Relatos a cielo abierto: El Magnífico
Lo veo a Jorge posando orgulloso con un par de Salares gigantes, y me observo disfrutando de mi humilde suerte, en un pedazo perdido de lo poco público que aún le queda a este río. Es indudable que por dinero, por tiempo o por un tesoro viviente que se esfuma, existen miles de vidas que nunca viviremos.
Vuelvo al río y empiezo una nueva pasada treinta metros más arriba que la anterior. Al tercer intento, un enérgico tirón detiene a mi mosca y la línea sale despedida, precediendo un salto atlético. -¡Carajo! –me dije-. ¡Qué buen salmón! Consternado por mi suerte, empiezo a trabajar la línea como si en lugar de un pez, pendiera del tippet una maleta con todos los sueldos del resto de mi vida. Mi Salar se acerca hasta casi tocarme y revienta, mojándome, la superficie del agua.
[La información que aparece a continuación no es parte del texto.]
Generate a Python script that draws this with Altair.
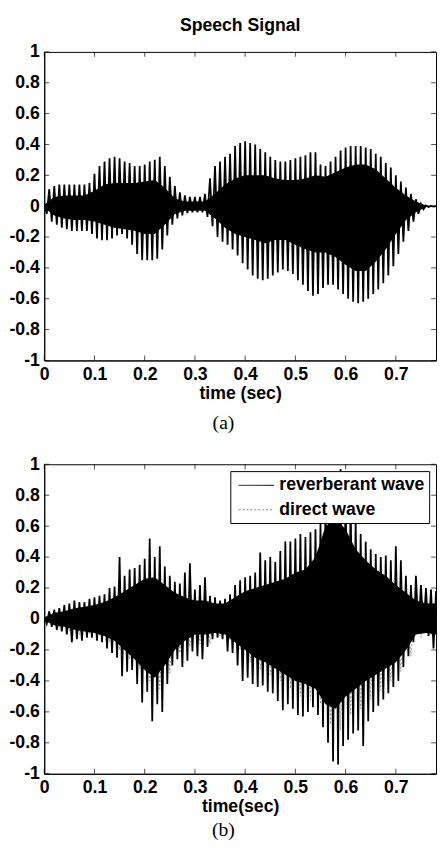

Grueso como un muslo, resulta el doble de lo calculado. Pienso en el tippet de 0,20 mm que vengo usando toda la mañana sin cambiarlo; pienso también, en mi caña cuatro, en el pez de mi vida, y en un río salvando el abrupto desnivel como animal salvaje.
-Es una causa perdida- pensé, -pero agradecí estar allí aunque sea para vivirlo-. Quedan cincuenta metros de relativa calma, antes del comienzo de una corredera sin esperanzas. Tras veinte minutos de ceder nylon con cuentagotas, el salmón, por fin, me gana la “cuerda”.
“Ahora sí que estás jodido”, grité. Y no me quedó otra opción que empezar a correr. Fueron 500 metros de persecución, con resbaladas y magullones varios; otros treinta minutos de pelea en los que, perdido por perdido, con una furia que me había limpiado casi todo el backing, no hubo más remedio que nadar un par de veces. Ese animal formidable jugó todas sus tretas, tratando de quitarse el acero del hocico como un tigre en llamas. La astucia de una marrón grande y mañosa, con el vértigo de una arco iris venida desde mar.
Empapado y calado hasta los huesos, con la caña al límite de la explosión, aguanto dos nuevos saltos y el salmón se vara milagrosamente en la arena. Definitivamente, había tenido demasiada suerte, y tal vez, más que la merecida. Tomé el tiempo de lucha: casi una hora. Mi hembra de salmón quedó reposando sola en el remanso playo de la orilla. Setenta centímetros clavados y una circunferencia que ya olvidé, pero que daba cuatro kilos y centavos. Debido al largo tiempo de lucha, temí por su vida; cuán grande fue mi felicidad al comprobar que recobraba el control de su cuerpo con absoluta normalidad.
Para cuando se perdió en la azulina junta del Cuyin Manzano, tuve la convicción instantánea de haber vivido un momento excepcional, de haber capturado el pez que más me conmovería en la vida.
Pasados once años, el tiempo me lo confirma cada día, con cada pez que toco, irremediablemente.